→ **INFORMATION PROVIDED**:
- - - - - - -
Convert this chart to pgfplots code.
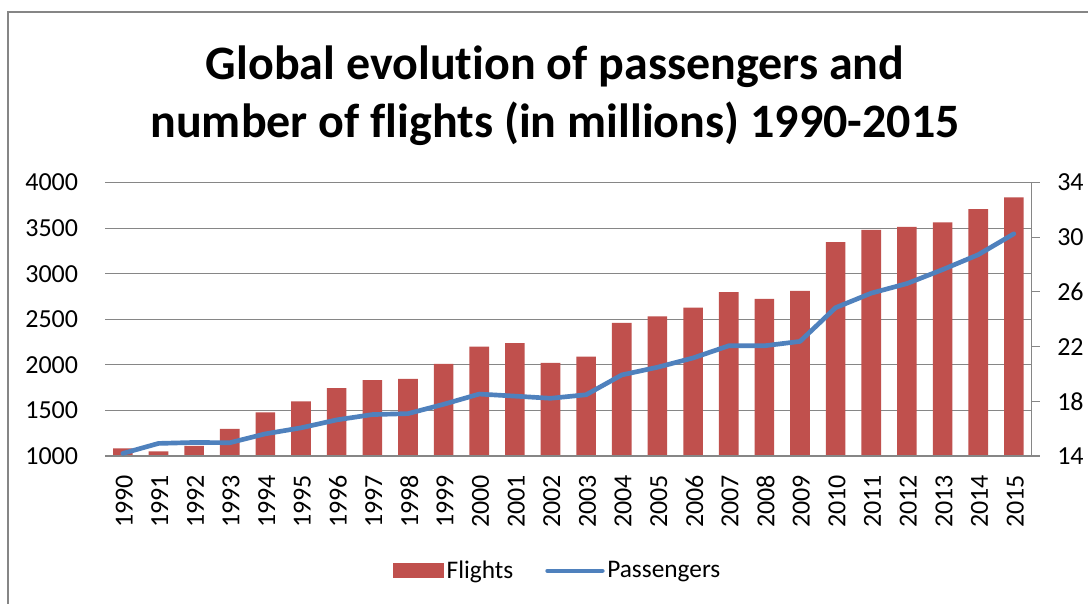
\documentclass[border=0pt]{standalone}
\usepackage{pgfplots}
\pgfplotsset{compat=1.18}
\usepackage{fontspec}
\setmainfont{Carlito}[Ligatures=NoCommon]
\definecolor{barred}{HTML}{C0504D}
\definecolor{lineblue}{HTML}{4F81BD}
\definecolor{gridgray}{HTML}{868686}
\begin{document}
\begin{tikzpicture}
\useasboundingbox (0,0) rectangle (816pt,452.25pt);
\fill[white] (0,0) rectangle (816pt,452.25pt);
\draw[gridgray, line width=1.2pt] (6pt,-20pt) -- (6pt,443.25pt) -- (840pt,443.25pt);
\node[anchor=base, font=\fontsize{36}{43}\selectfont\bfseries] at (416.25pt,392.25pt) {Global evolution of passengers and};
\node[anchor=base, font=\fontsize{36}{43}\selectfont\bfseries] at (416.25pt,348.75pt) {number of flights (in millions) 1990-2015};
\begin{axis}[
  at={(78.75pt,110.25pt)}, anchor=south west,
  width=695pt, height=205.1pt, scale only axis,
  xmin=-0.5, xmax=25.5, ymin=1000, ymax=4000,
  ytick={1000,1500,...,4000},
  xtick={0,...,25},
  xticklabels={1990,1991,1992,1993,1994,1995,1996,1997,1998,1999,2000,2001,2002,2003,2004,2005,2006,2007,2008,2009,2010,2011,2012,2013,2014,2015},
  xticklabel style={anchor=east, rotate=90, inner sep=0pt, xshift=-14pt, yshift=-1pt},
  yticklabel style={anchor=east, inner sep=0pt, xshift=-20pt},
  major tick length=0pt,
  ymajorgrids, grid style={gridgray, line width=0.8pt},
  axis line style={draw=none},
  tick label style={font=\fontsize{19.5}{21}\selectfont},
  /pgf/number format/assume math mode=true,
  /pgf/number format/.cd, 1000 sep={}, /pgfplots/.cd,
  clip=true,
]
\addplot[ybar, bar width=0.55, fill=barred, draw=none, bar shift=0pt] coordinates {
(0,1084) (1,1051) (2,1110) (3,1298) (4,1479) (5,1599) (6,1745) (7,1832) (8,1846) (9,2010)
(10,2199) (11,2238) (12,2021) (13,2090) (14,2460) (15,2533) (16,2627) (17,2798) (18,2725) (19,2812)
(20,3346) (21,3481) (22,3513) (23,3564) (24,3709) (25,3837)};
\draw[gridgray, line width=0.8pt] (rel axis cs:0,0) -- (rel axis cs:1,0);
\end{axis}
\begin{axis}[
  at={(78.75pt,110.25pt)}, anchor=south west,
  width=695pt, height=205.1pt, scale only axis,
  xmin=-0.5, xmax=25.5, ymin=14, ymax=34,
  ytick={14,18,...,34},
  axis x line=none,
  axis y line*=right,
  y axis line style={gridgray, line width=0.8pt, -},
  ytick style={gridgray, line width=0.8pt},
  tick align=outside, major tick length=6pt,
  yticklabel style={anchor=west, inner sep=0pt, xshift=13pt},
  tick label style={font=\fontsize{19.5}{21}\selectfont},
  /pgf/number format/assume math mode=true,
  legend style={at={(0.489,-0.42)}, anchor=center, draw=none, fill=none,
    legend columns=2, font=\fontsize{19}{21}\selectfont,
    /tikz/every even column/.append style={column sep=22pt},
    inner sep=0pt},
  legend cell align=left,
]
\addlegendimage{area legend, fill=barred, draw=none,
  /pgfplots/legend image code/.code={\fill[barred] (0pt,-5.6pt) rectangle (38pt,5.6pt);}}
\addlegendentry{Flights}
\addplot[lineblue, line width=3.5pt, line join=round, line cap=round,
  /pgfplots/legend image code/.code={\draw[lineblue, line width=3.5pt, line cap=round] (0pt,0pt) -- (41pt,0pt);}] coordinates {
(0,14.19) (1,14.92) (2,14.99) (3,14.97) (4,15.62) (5,16.06) (6,16.64) (7,17.03) (8,17.10) (9,17.78)
(10,18.53) (11,18.38) (12,18.22) (13,18.48) (14,19.93) (15,20.49) (16,21.17) (17,22.06) (18,22.06) (19,22.38)
(20,24.85) (21,25.91) (22,26.61) (23,27.63) (24,28.72) (25,30.25)};
\addlegendentry{Passengers}
\end{axis}
\end{tikzpicture}
\end{document}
- - - - - - -
→ **EXERCISE DIRECTIONS**:
Copy the whole listing above word for word but do not carry over the pictures.

→ **THE REPLY**:
Convert this chart to pgfplots code.
\documentclass[border=0pt]{standalone}
\usepackage{pgfplots}
\pgfplotsset{compat=1.18}
\usepackage{fontspec}
\setmainfont{Carlito}[Ligatures=NoCommon]
\definecolor{barred}{HTML}{C0504D}
\definecolor{lineblue}{HTML}{4F81BD}
\definecolor{gridgray}{HTML}{868686}
\begin{document}
\begin{tikzpicture}
\useasboundingbox (0,0) rectangle (816pt,452.25pt);
\fill[white] (0,0) rectangle (816pt,452.25pt);
\draw[gridgray, line width=1.2pt] (6pt,-20pt) -- (6pt,443.25pt) -- (840pt,443.25pt);
\node[anchor=base, font=\fontsize{36}{43}\selectfont\bfseries] at (416.25pt,392.25pt) {Global evolution of passengers and};
\node[anchor=base, font=\fontsize{36}{43}\selectfont\bfseries] at (416.25pt,348.75pt) {number of flights (in millions) 1990-2015};
\begin{axis}[
  at={(78.75pt,110.25pt)}, anchor=south west,
  width=695pt, height=205.1pt, scale only axis,
  xmin=-0.5, xmax=25.5, ymin=1000, ymax=4000,
  ytick={1000,1500,...,4000},
  xtick={0,...,25},
  xticklabels={1990,1991,1992,1993,1994,1995,1996,1997,1998,1999,2000,2001,2002,2003,2004,2005,2006,2007,2008,2009,2010,2011,2012,2013,2014,2015},
  xticklabel style={anchor=east, rotate=90, inner sep=0pt, xshift=-14pt, yshift=-1pt},
  yticklabel style={anchor=east, inner sep=0pt, xshift=-20pt},
  major tick length=0pt,
  ymajorgrids, grid style={gridgray, line width=0.8pt},
  axis line style={draw=none},
  tick label style={font=\fontsize{19.5}{21}\selectfont},
  /pgf/number format/assume math mode=true,
  /pgf/number format/.cd, 1000 sep={}, /pgfplots/.cd,
  clip=true,
]
\addplot[ybar, bar width=0.55, fill=barred, draw=none, bar shift=0pt] coordinates {
(0,1084) (1,1051) (2,1110) (3,1298) (4,1479) (5,1599) (6,1745) (7,1832) (8,1846) (9,2010)
(10,2199) (11,2238) (12,2021) (13,2090) (14,2460) (15,2533) (16,2627) (17,2798) (18,2725) (19,2812)
(20,3346) (21,3481) (22,3513) (23,3564) (24,3709) (25,3837)};
\draw[gridgray, line width=0.8pt] (rel axis cs:0,0) -- (rel axis cs:1,0);
\end{axis}
\begin{axis}[
  at={(78.75pt,110.25pt)}, anchor=south west,
  width=695pt, height=205.1pt, scale only axis,
  xmin=-0.5, xmax=25.5, ymin=14, ymax=34,
  ytick={14,18,...,34},
  axis x line=none,
  axis y line*=right,
  y axis line style={gridgray, line width=0.8pt, -},
  ytick style={gridgray, line width=0.8pt},
  tick align=outside, major tick length=6pt,
  yticklabel style={anchor=west, inner sep=0pt, xshift=13pt},
  tick label style={font=\fontsize{19.5}{21}\selectfont},
  /pgf/number format/assume math mode=true,
  legend style={at={(0.489,-0.42)}, anchor=center, draw=none, fill=none,
    legend columns=2, font=\fontsize{19}{21}\selectfont,
    /tikz/every even column/.append style={column sep=22pt},
    inner sep=0pt},
  legend cell align=left,
]
\addlegendimage{area legend, fill=barred, draw=none,
  /pgfplots/legend image code/.code={\fill[barred] (0pt,-5.6pt) rectangle (38pt,5.6pt);}}
\addlegendentry{Flights}
\addplot[lineblue, line width=3.5pt, line join=round, line cap=round,
  /pgfplots/legend image code/.code={\draw[lineblue, line width=3.5pt, line cap=round] (0pt,0pt) -- (41pt,0pt);}] coordinates {
(0,14.19) (1,14.92) (2,14.99) (3,14.97) (4,15.62) (5,16.06) (6,16.64) (7,17.03) (8,17.10) (9,17.78)
(10,18.53) (11,18.38) (12,18.22) (13,18.48) (14,19.93) (15,20.49) (16,21.17) (17,22.06) (18,22.06) (19,22.38)
(20,24.85) (21,25.91) (22,26.61) (23,27.63) (24,28.72) (25,30.25)};
\addlegendentry{Passengers}
\end{axis}
\end{tikzpicture}
\end{document}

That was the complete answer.